In hindsight, the patients who came to us and paid more were paying for the "human" experience—the conversation, the reassurance, the sense that someone actually cared. But that wasn’t enough to stop the rise of the discount model. The majority of pharmacies eventually adapted or disappeared.
And here’s where the comparison gets a bit grim for the legal profession. People will only compromise so much on their health. But legal rights? Most clients don’t even realise what they’re giving up when they choose not to engage a lawyer. They don’t know what to value, or why it matters, until something goes wrong. That’s why I think lawyers are even more vulnerable to this shift.
Time to Adapt
But this isn’t meant to be a doomsday piece. Because while Gen AI is very good, it isn’t everything. There are still things it can’t replicate, at least not yet. It can’t read a room. It can’t understand a client’s emotional state. It can’t navigate grey areas where the law is uncertain and strategic judgment is required. It can’t handle multi-disciplinary problems where the answer requires not just knowing the law, but knowing how to apply it commercially, tactically or politically.
That’s the kind of lawyer that will thrive. The ones who combine specialist knowledge with empathy, who can operate across boundaries like merging commercial law with regulatory strategy or IP law with digital innovation.

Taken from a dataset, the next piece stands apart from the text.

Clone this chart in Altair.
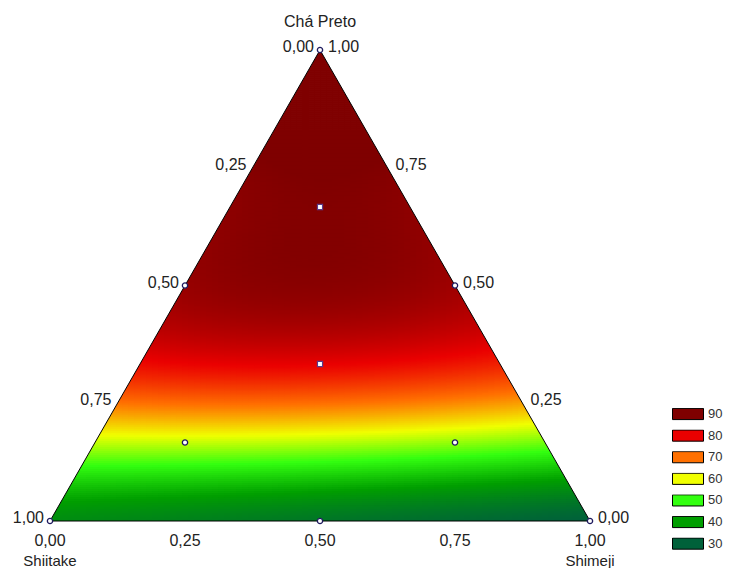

These are the lawyers who won’t be replaced so easily, because their value doesn’t come from what they know but how they think and who they are.
So, I think we will start seeing the slow decline of specialist lawyers and the rise of more generalists. Law firms that focus on narrow areas of law—conveyancing, leasing, strata, immigration—will find it more difficult to adapt to the change.
What Now?
And there’s something else. AI isn’t going away. It’s becoming a tool we all need to learn. In the same way we learnt how to use legal databases in law school, we now need to learn how to work with AI. That means learning how to prompt it properly. Understanding its limitations. Cross-checking and verifying its outputs.

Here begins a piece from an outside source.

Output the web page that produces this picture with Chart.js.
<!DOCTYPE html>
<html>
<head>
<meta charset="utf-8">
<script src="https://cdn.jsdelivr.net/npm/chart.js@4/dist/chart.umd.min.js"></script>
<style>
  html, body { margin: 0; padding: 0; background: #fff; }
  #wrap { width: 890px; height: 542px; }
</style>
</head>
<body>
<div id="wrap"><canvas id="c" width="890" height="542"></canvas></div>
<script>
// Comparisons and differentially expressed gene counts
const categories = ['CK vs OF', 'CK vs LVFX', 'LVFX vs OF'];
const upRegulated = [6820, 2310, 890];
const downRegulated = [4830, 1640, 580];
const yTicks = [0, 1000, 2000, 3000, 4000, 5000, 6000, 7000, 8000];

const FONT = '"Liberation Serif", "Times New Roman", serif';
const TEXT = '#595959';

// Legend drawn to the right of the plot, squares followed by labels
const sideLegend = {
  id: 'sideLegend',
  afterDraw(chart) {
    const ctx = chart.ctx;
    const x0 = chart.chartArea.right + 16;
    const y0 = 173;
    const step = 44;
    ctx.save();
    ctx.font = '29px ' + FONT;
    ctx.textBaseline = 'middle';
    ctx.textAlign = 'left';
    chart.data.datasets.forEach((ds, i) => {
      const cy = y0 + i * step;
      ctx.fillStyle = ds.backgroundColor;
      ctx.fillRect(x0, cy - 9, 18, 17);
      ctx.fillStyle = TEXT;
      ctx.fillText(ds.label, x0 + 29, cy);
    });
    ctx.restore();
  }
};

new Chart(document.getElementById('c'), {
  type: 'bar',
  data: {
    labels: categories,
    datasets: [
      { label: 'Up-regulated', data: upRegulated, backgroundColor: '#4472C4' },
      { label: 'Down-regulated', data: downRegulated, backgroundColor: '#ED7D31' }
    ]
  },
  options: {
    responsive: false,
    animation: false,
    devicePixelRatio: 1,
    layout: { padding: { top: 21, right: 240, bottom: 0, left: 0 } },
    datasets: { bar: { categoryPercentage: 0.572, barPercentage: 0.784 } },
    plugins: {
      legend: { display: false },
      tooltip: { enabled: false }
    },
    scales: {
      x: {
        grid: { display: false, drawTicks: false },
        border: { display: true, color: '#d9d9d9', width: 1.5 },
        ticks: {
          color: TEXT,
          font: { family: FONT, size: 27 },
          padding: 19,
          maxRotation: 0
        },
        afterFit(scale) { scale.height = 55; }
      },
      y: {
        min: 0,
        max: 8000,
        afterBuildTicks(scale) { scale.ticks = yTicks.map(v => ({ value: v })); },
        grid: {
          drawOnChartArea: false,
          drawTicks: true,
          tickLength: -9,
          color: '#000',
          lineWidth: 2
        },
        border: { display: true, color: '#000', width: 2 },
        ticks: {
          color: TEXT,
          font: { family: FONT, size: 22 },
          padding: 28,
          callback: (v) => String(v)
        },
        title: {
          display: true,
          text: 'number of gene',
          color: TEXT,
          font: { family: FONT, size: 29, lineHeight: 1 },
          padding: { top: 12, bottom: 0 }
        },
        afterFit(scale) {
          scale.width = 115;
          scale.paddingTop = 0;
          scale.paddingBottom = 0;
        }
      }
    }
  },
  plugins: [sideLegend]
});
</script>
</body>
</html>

I’ve spent the last 12 months building that muscle. Playing with different tools, trying different inputs, refining prompts, seeing how it interprets nuance. And I can tell you that I agree there will be a huge gap between lawyers who embrace AI and those who don’t.
When thinking about this topic, I remembered something from my first few weeks of law school. We were in the university computer lab, being shown how to use legal research platforms. One of the tutors said something along the lines of: "You’re not here to memorise the law. You’re here to learn where and how to find the information that helps your client."
That was over a decade ago but now seems more relevant.
At the end of the day, AI isn’t the enemy. But it does force us to confront something I believe the legal industry has ignored for too long: legal knowledge alone isn’t enough. What matters now is how we use that knowledge, how we connect with people and how we adapt to the tools shaping our world.
Lawyers will need to become more "human" than ever before.